--- START PROVIDED MATERIAL ---

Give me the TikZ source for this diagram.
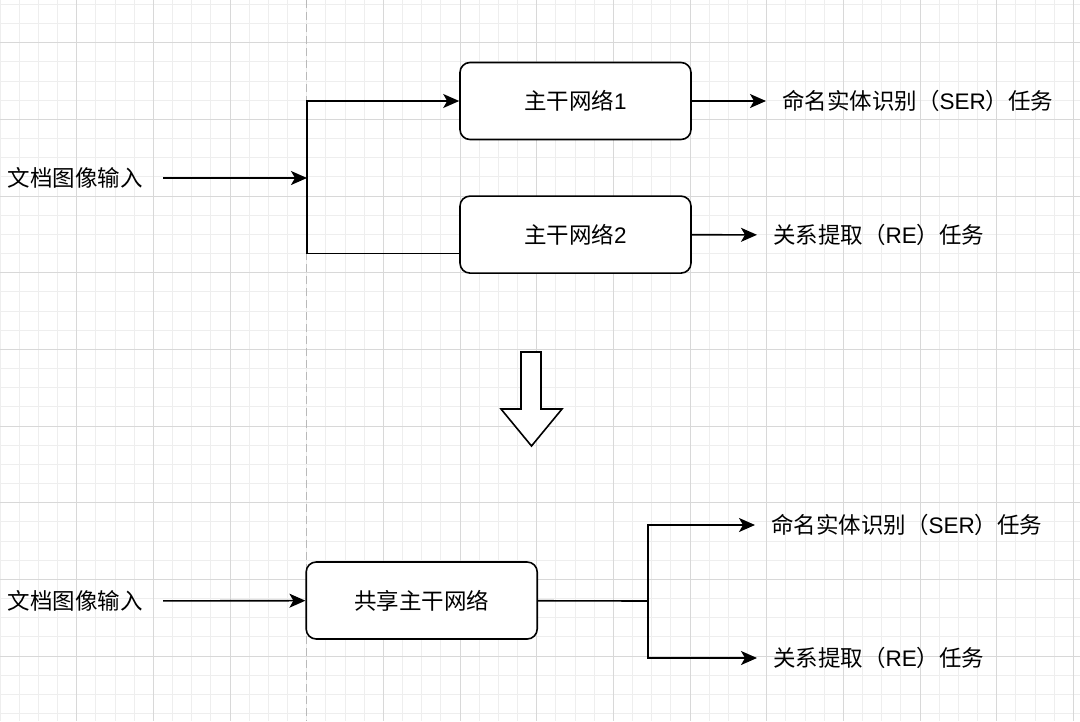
\documentclass[tikz,border=0pt]{standalone}
\usepackage{fontspec}
\setmainfont{Noto Sans CJK SC}
\newfontfamily\helv{Liberation Sans}
\usetikzlibrary{arrows.meta,positioning}
\definecolor{gridminor}{RGB}{238,238,238}
\definecolor{gridmajor}{RGB}{216,216,216}
\definecolor{guidegray}{RGB}{185,185,185}

\begin{document}
\begin{tikzpicture}[
        x=1pt, y=-1pt,
        font=\fontsize{22.5}{26}\selectfont,
        backbone/.style={rectangle, rounded corners=10pt, draw, line width=1.6pt, fill=white, minimum width=231pt, minimum height=77pt, inner sep=0pt, align=center},
        intxt/.style={inner sep=0pt, outer xsep=20pt},
        tasktxt/.style={inner sep=0pt, outer xsep=16pt, anchor=west},
        arrow/.style={-{Stealth[length=16pt,width=14pt,inset=4pt]}, line width=1.6pt},
        link/.style={line width=1.6pt},
        minorgrid/.style={draw=gridminor, line width=1pt},
        majorgrid/.style={draw=gridmajor, line width=1pt},
        guide/.style={draw=guidegray, line width=1pt, dash pattern=on 8pt off 4pt}
    ]
        \useasboundingbox (0,0) rectangle (1080,721);
        \fill[white] (0,0) rectangle (1080,721);
        \foreach \i in {0,...,56} {
            \draw[minorgrid] ({19.1667*\i},0) -- ({19.1667*\i},721);
        }
        \foreach \j in {0,...,37} {
            \draw[minorgrid] (0,{4.33+19.1667*\j}) -- (1080,{4.33+19.1667*\j});
        }
        \foreach \i in {1,2,3,5,6,...,14} {
            \draw[majorgrid] ({76.667*\i},0) -- ({76.667*\i},721);
        }
        \foreach \j in {0,...,8} {
            \draw[majorgrid] (0,{42.67+76.667*\j}) -- (1080,{42.67+76.667*\j});
        }
        \draw[guide] (306.7,0) -- (306.7,721);

        \node[intxt] (in1) at (75.5,178) {文档图像输入};
        \coordinate (fork1) at (307,178);
        \node[backbone] (bb1) at (575.5,101) {主干网络{\helv 1}};
        \node[backbone, below=55pt of bb1] (bb2) {主干网络{\helv 2}};
        \node[tasktxt] (ser1) at (766,101) {命名实体识别（{\helv SER}）任务};
        \node[tasktxt] (re1) at (757,235) {关系提取（{\helv RE}）任务};

        \draw[arrow] (in1) -- (fork1);
        \draw[arrow] (fork1) |- (bb1);
        \draw[link] (fork1) |- ([yshift=-19pt]bb2.west);
        \draw[arrow] (bb1) -- (ser1);
        \draw[arrow] (bb2) -- (re1);

        \draw[line width=1.6pt, fill=white] (521,352) -- (541,352) -- (541,409) -- (562,409) -- (531.5,446) -- (501,409) -- (521,409) -- cycle;

        \node[intxt] (in2) at (75.5,601) {文档图像输入};
        \node[backbone] (shared) at (421.7,600.5) {共享主干网络};
        \coordinate (fork2) at (648,601);
        \node[tasktxt] (ser2) at (755,525) {命名实体识别（{\helv SER}）任务};
        \node[tasktxt] (re2) at (757,658) {关系提取（{\helv RE}）任务};

        \draw[arrow] (in2) -- (shared);
        \draw[link] (shared) -- (fork2);
        \draw[arrow] (fork2) |- (ser2);
        \draw[arrow] (fork2) |- (re2);
    \end{tikzpicture}
\end{document}
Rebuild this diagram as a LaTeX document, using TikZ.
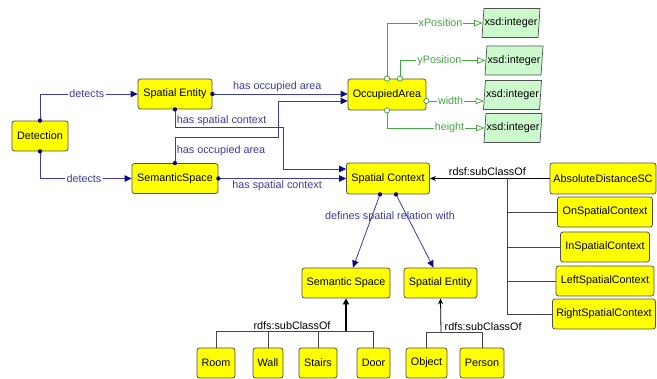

--- END PROVIDED MATERIAL ---

### THE PROBLEM
Every line of the data should be copied as it stands, without the images.

### SOLUTION FOR THIS PROBLEM
Give me the TikZ source for this diagram.
\documentclass[tikz,border=0pt]{standalone}
\usepackage{fontspec}
\setmainfont{Noto Sans CJK SC}
\newfontfamily\helv{Liberation Sans}
\usetikzlibrary{arrows.meta,positioning}
\definecolor{gridminor}{RGB}{238,238,238}
\definecolor{gridmajor}{RGB}{216,216,216}
\definecolor{guidegray}{RGB}{185,185,185}

\begin{document}
\begin{tikzpicture}[
        x=1pt, y=-1pt,
        font=\fontsize{22.5}{26}\selectfont,
        backbone/.style={rectangle, rounded corners=10pt, draw, line width=1.6pt, fill=white, minimum width=231pt, minimum height=77pt, inner sep=0pt, align=center},
        intxt/.style={inner sep=0pt, outer xsep=20pt},
        tasktxt/.style={inner sep=0pt, outer xsep=16pt, anchor=west},
        arrow/.style={-{Stealth[length=16pt,width=14pt,inset=4pt]}, line width=1.6pt},
        link/.style={line width=1.6pt},
        minorgrid/.style={draw=gridminor, line width=1pt},
        majorgrid/.style={draw=gridmajor, line width=1pt},
        guide/.style={draw=guidegray, line width=1pt, dash pattern=on 8pt off 4pt}
    ]
        \useasboundingbox (0,0) rectangle (1080,721);
        \fill[white] (0,0) rectangle (1080,721);
        \foreach \i in {0,...,56} {
            \draw[minorgrid] ({19.1667*\i},0) -- ({19.1667*\i},721);
        }
        \foreach \j in {0,...,37} {
            \draw[minorgrid] (0,{4.33+19.1667*\j}) -- (1080,{4.33+19.1667*\j});
        }
        \foreach \i in {1,2,3,5,6,...,14} {
            \draw[majorgrid] ({76.667*\i},0) -- ({76.667*\i},721);
        }
        \foreach \j in {0,...,8} {
            \draw[majorgrid] (0,{42.67+76.667*\j}) -- (1080,{42.67+76.667*\j});
        }
        \draw[guide] (306.7,0) -- (306.7,721);

        \node[intxt] (in1) at (75.5,178) {文档图像输入};
        \coordinate (fork1) at (307,178);
        \node[backbone] (bb1) at (575.5,101) {主干网络{\helv 1}};
        \node[backbone, below=55pt of bb1] (bb2) {主干网络{\helv 2}};
        \node[tasktxt] (ser1) at (766,101) {命名实体识别（{\helv SER}）任务};
        \node[tasktxt] (re1) at (757,235) {关系提取（{\helv RE}）任务};

        \draw[arrow] (in1) -- (fork1);
        \draw[arrow] (fork1) |- (bb1);
        \draw[link] (fork1) |- ([yshift=-19pt]bb2.west);
        \draw[arrow] (bb1) -- (ser1);
        \draw[arrow] (bb2) -- (re1);

        \draw[line width=1.6pt, fill=white] (521,352) -- (541,352) -- (541,409) -- (562,409) -- (531.5,446) -- (501,409) -- (521,409) -- cycle;

        \node[intxt] (in2) at (75.5,601) {文档图像输入};
        \node[backbone] (shared) at (421.7,600.5) {共享主干网络};
        \coordinate (fork2) at (648,601);
        \node[tasktxt] (ser2) at (755,525) {命名实体识别（{\helv SER}）任务};
        \node[tasktxt] (re2) at (757,658) {关系提取（{\helv RE}）任务};

        \draw[arrow] (in2) -- (shared);
        \draw[link] (shared) -- (fork2);
        \draw[arrow] (fork2) |- (ser2);
        \draw[arrow] (fork2) |- (re2);
    \end{tikzpicture}
\end{document}
Rebuild this diagram as a LaTeX document, using TikZ.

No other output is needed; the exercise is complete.